WTI crude's technical picture is increasingly bearish after Friday's 3.25% decline pushed prices to the lower end of the $88-96 range that has confined price action since May 14. A close below $88 would represent a breakdown of this range and target the February lows near $84.
The 200-day moving average at $88.20 is the key battleground. WTI has not closed below its 200-day MA since January 10. A weekly close below this level would be a significant bearish signal, opening the path to the $84-86 support zone. The 50-day MA crossed below the 100-day MA on Wednesday, a bearish death cross signal.
Managed money net long positions on NYMEX WTI fell 12% week-over-week to 215,000 contracts, the lowest since February 2026. The decline was driven by a 25,000 contract reduction in gross longs rather than an increase in shorts, suggesting liquidation rather than aggressive new bearish positioning. Commercial hedger shorts rose 3%.

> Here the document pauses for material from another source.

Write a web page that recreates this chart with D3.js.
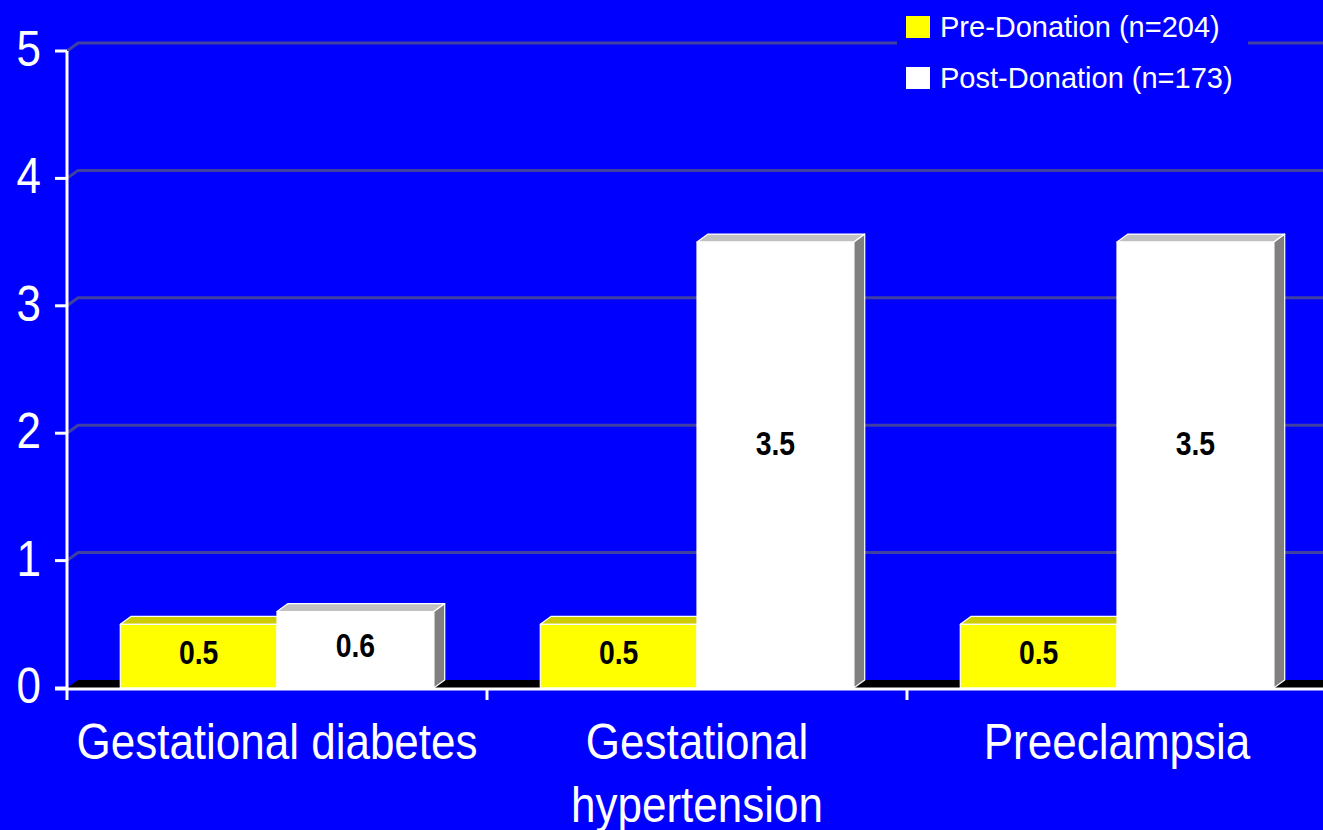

Options market data shows concentrated open interest at the $85 put and $100 call strikes, suggesting the market is pricing a 70% probability of WTI remaining in the $85-100 range through the end of July. The June 28 WTI $90 straddle is priced at $3.20, indicating expected volatility of approximately 3.5%.
The $88 level is a hard floor or a trap. If WTI bounces at $88 with strong volume, it confirms the range. If it gaps below $88 on Monday, the correction deepens to $84. Set a buy limit at $88.10 and a stop at $87.50. For physical procurement, hedge 20% of Q3 volume at current levels.